**Aim:** In the copy, include every entry exactly but none of the pictures.

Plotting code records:
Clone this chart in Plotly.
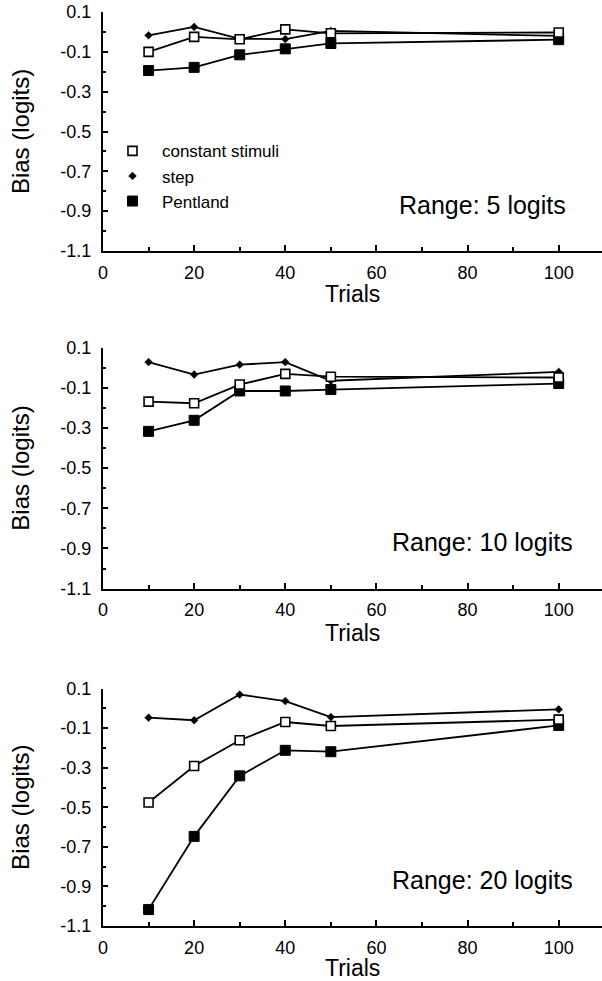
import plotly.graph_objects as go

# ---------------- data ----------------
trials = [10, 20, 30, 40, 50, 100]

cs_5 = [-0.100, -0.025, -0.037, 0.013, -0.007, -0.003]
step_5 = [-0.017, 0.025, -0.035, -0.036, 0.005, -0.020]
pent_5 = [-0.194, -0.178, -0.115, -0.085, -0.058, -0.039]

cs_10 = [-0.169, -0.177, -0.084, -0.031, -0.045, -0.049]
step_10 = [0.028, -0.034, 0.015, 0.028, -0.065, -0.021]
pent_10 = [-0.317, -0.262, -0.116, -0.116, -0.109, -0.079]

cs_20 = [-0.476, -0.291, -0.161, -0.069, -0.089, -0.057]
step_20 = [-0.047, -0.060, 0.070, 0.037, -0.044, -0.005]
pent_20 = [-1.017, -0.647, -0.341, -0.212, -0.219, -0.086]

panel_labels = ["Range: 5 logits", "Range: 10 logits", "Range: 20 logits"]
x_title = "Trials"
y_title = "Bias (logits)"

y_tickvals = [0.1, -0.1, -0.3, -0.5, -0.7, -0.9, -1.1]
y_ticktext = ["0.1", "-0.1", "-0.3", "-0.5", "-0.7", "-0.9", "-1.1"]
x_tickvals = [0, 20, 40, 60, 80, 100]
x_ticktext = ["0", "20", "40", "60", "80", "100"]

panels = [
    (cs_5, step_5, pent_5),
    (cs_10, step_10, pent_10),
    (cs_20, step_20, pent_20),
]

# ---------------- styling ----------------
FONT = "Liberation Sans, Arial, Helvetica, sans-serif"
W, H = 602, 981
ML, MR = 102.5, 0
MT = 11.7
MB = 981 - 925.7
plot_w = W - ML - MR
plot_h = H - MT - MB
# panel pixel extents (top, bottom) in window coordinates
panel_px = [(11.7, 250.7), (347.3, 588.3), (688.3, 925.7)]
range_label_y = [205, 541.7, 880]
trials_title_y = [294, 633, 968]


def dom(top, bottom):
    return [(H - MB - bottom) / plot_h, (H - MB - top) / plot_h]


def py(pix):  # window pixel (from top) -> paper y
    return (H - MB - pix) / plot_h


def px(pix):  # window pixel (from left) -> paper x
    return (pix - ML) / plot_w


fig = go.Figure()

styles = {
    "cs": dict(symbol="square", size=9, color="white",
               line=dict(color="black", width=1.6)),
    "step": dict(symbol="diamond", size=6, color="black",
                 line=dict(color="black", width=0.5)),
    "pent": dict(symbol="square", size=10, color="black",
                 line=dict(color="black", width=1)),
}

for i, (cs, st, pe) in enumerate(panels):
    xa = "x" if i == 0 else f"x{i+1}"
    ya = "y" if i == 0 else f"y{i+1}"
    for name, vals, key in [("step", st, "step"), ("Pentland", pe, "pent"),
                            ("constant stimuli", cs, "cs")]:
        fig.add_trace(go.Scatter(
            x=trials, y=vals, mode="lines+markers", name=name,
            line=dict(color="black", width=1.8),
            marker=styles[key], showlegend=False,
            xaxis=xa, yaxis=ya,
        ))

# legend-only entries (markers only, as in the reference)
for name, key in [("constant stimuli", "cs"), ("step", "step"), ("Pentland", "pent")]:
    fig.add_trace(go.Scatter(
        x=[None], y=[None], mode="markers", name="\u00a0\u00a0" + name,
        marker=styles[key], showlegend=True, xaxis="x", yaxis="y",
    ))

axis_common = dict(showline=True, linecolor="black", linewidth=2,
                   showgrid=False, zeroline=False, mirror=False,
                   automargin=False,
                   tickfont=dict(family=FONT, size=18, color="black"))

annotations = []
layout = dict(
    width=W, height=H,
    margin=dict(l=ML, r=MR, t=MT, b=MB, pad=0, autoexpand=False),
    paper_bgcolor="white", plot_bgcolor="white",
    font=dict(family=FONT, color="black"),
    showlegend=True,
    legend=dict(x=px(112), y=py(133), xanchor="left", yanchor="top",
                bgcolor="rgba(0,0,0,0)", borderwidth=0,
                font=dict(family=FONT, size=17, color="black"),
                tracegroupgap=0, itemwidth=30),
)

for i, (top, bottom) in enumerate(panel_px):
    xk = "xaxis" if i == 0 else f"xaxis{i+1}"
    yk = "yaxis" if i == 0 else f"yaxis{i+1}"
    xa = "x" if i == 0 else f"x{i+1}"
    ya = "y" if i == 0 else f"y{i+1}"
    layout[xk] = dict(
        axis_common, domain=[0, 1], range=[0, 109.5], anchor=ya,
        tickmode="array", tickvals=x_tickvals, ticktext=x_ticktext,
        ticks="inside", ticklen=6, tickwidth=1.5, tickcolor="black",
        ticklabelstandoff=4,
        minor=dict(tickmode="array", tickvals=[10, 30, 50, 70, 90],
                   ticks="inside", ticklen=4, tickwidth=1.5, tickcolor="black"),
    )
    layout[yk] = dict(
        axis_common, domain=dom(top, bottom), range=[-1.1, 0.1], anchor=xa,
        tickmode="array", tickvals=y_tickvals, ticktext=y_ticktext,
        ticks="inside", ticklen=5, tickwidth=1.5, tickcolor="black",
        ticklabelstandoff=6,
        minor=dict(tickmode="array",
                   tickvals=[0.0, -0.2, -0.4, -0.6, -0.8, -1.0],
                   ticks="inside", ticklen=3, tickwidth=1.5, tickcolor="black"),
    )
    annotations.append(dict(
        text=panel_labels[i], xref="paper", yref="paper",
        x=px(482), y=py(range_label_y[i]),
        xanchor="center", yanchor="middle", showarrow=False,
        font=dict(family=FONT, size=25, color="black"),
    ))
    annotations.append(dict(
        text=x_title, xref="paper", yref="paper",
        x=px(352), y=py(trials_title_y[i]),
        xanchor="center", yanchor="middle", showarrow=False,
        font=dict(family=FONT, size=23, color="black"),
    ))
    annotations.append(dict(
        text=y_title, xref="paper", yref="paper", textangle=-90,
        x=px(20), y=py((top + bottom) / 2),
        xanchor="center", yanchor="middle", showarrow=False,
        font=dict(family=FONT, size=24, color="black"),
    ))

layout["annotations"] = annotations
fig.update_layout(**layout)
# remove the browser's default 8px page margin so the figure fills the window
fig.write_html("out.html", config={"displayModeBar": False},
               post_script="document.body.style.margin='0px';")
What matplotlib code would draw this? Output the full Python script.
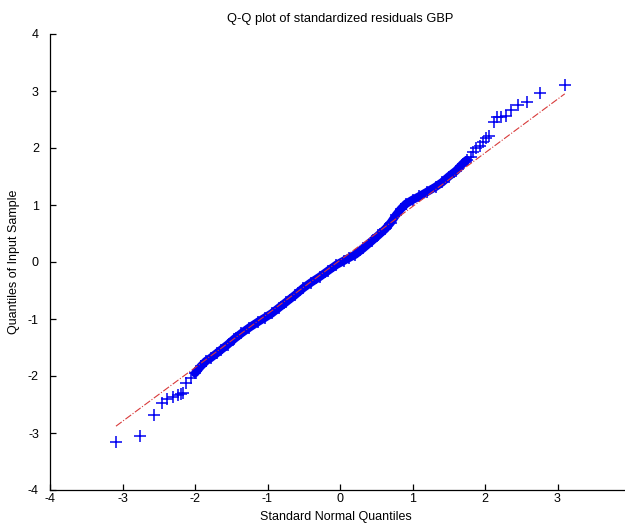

**Exercise output:**
Clone this chart in Plotly.
import plotly.graph_objects as go

# ---------------- data ----------------
trials = [10, 20, 30, 40, 50, 100]

cs_5 = [-0.100, -0.025, -0.037, 0.013, -0.007, -0.003]
step_5 = [-0.017, 0.025, -0.035, -0.036, 0.005, -0.020]
pent_5 = [-0.194, -0.178, -0.115, -0.085, -0.058, -0.039]

cs_10 = [-0.169, -0.177, -0.084, -0.031, -0.045, -0.049]
step_10 = [0.028, -0.034, 0.015, 0.028, -0.065, -0.021]
pent_10 = [-0.317, -0.262, -0.116, -0.116, -0.109, -0.079]

cs_20 = [-0.476, -0.291, -0.161, -0.069, -0.089, -0.057]
step_20 = [-0.047, -0.060, 0.070, 0.037, -0.044, -0.005]
pent_20 = [-1.017, -0.647, -0.341, -0.212, -0.219, -0.086]

panel_labels = ["Range: 5 logits", "Range: 10 logits", "Range: 20 logits"]
x_title = "Trials"
y_title = "Bias (logits)"

y_tickvals = [0.1, -0.1, -0.3, -0.5, -0.7, -0.9, -1.1]
y_ticktext = ["0.1", "-0.1", "-0.3", "-0.5", "-0.7", "-0.9", "-1.1"]
x_tickvals = [0, 20, 40, 60, 80, 100]
x_ticktext = ["0", "20", "40", "60", "80", "100"]

panels = [
    (cs_5, step_5, pent_5),
    (cs_10, step_10, pent_10),
    (cs_20, step_20, pent_20),
]

# ---------------- styling ----------------
FONT = "Liberation Sans, Arial, Helvetica, sans-serif"
W, H = 602, 981
ML, MR = 102.5, 0
MT = 11.7
MB = 981 - 925.7
plot_w = W - ML - MR
plot_h = H - MT - MB
# panel pixel extents (top, bottom) in window coordinates
panel_px = [(11.7, 250.7), (347.3, 588.3), (688.3, 925.7)]
range_label_y = [205, 541.7, 880]
trials_title_y = [294, 633, 968]


def dom(top, bottom):
    return [(H - MB - bottom) / plot_h, (H - MB - top) / plot_h]


def py(pix):  # window pixel (from top) -> paper y
    return (H - MB - pix) / plot_h


def px(pix):  # window pixel (from left) -> paper x
    return (pix - ML) / plot_w


fig = go.Figure()

styles = {
    "cs": dict(symbol="square", size=9, color="white",
               line=dict(color="black", width=1.6)),
    "step": dict(symbol="diamond", size=6, color="black",
                 line=dict(color="black", width=0.5)),
    "pent": dict(symbol="square", size=10, color="black",
                 line=dict(color="black", width=1)),
}

for i, (cs, st, pe) in enumerate(panels):
    xa = "x" if i == 0 else f"x{i+1}"
    ya = "y" if i == 0 else f"y{i+1}"
    for name, vals, key in [("step", st, "step"), ("Pentland", pe, "pent"),
                            ("constant stimuli", cs, "cs")]:
        fig.add_trace(go.Scatter(
            x=trials, y=vals, mode="lines+markers", name=name,
            line=dict(color="black", width=1.8),
            marker=styles[key], showlegend=False,
            xaxis=xa, yaxis=ya,
        ))

# legend-only entries (markers only, as in the reference)
for name, key in [("constant stimuli", "cs"), ("step", "step"), ("Pentland", "pent")]:
    fig.add_trace(go.Scatter(
        x=[None], y=[None], mode="markers", name="\u00a0\u00a0" + name,
        marker=styles[key], showlegend=True, xaxis="x", yaxis="y",
    ))

axis_common = dict(showline=True, linecolor="black", linewidth=2,
                   showgrid=False, zeroline=False, mirror=False,
                   automargin=False,
                   tickfont=dict(family=FONT, size=18, color="black"))

annotations = []
layout = dict(
    width=W, height=H,
    margin=dict(l=ML, r=MR, t=MT, b=MB, pad=0, autoexpand=False),
    paper_bgcolor="white", plot_bgcolor="white",
    font=dict(family=FONT, color="black"),
    showlegend=True,
    legend=dict(x=px(112), y=py(133), xanchor="left", yanchor="top",
                bgcolor="rgba(0,0,0,0)", borderwidth=0,
                font=dict(family=FONT, size=17, color="black"),
                tracegroupgap=0, itemwidth=30),
)

for i, (top, bottom) in enumerate(panel_px):
    xk = "xaxis" if i == 0 else f"xaxis{i+1}"
    yk = "yaxis" if i == 0 else f"yaxis{i+1}"
    xa = "x" if i == 0 else f"x{i+1}"
    ya = "y" if i == 0 else f"y{i+1}"
    layout[xk] = dict(
        axis_common, domain=[0, 1], range=[0, 109.5], anchor=ya,
        tickmode="array", tickvals=x_tickvals, ticktext=x_ticktext,
        ticks="inside", ticklen=6, tickwidth=1.5, tickcolor="black",
        ticklabelstandoff=4,
        minor=dict(tickmode="array", tickvals=[10, 30, 50, 70, 90],
                   ticks="inside", ticklen=4, tickwidth=1.5, tickcolor="black"),
    )
    layout[yk] = dict(
        axis_common, domain=dom(top, bottom), range=[-1.1, 0.1], anchor=xa,
        tickmode="array", tickvals=y_tickvals, ticktext=y_ticktext,
        ticks="inside", ticklen=5, tickwidth=1.5, tickcolor="black",
        ticklabelstandoff=6,
        minor=dict(tickmode="array",
                   tickvals=[0.0, -0.2, -0.4, -0.6, -0.8, -1.0],
                   ticks="inside", ticklen=3, tickwidth=1.5, tickcolor="black"),
    )
    annotations.append(dict(
        text=panel_labels[i], xref="paper", yref="paper",
        x=px(482), y=py(range_label_y[i]),
        xanchor="center", yanchor="middle", showarrow=False,
        font=dict(family=FONT, size=25, color="black"),
    ))
    annotations.append(dict(
        text=x_title, xref="paper", yref="paper",
        x=px(352), y=py(trials_title_y[i]),
        xanchor="center", yanchor="middle", showarrow=False,
        font=dict(family=FONT, size=23, color="black"),
    ))
    annotations.append(dict(
        text=y_title, xref="paper", yref="paper", textangle=-90,
        x=px(20), y=py((top + bottom) / 2),
        xanchor="center", yanchor="middle", showarrow=False,
        font=dict(family=FONT, size=24, color="black"),
    ))

layout["annotations"] = annotations
fig.update_layout(**layout)
# remove the browser's default 8px page margin so the figure fills the window
fig.write_html("out.html", config={"displayModeBar": False},
               post_script="document.body.style.margin='0px';")
What matplotlib code would draw this? Output the full Python script.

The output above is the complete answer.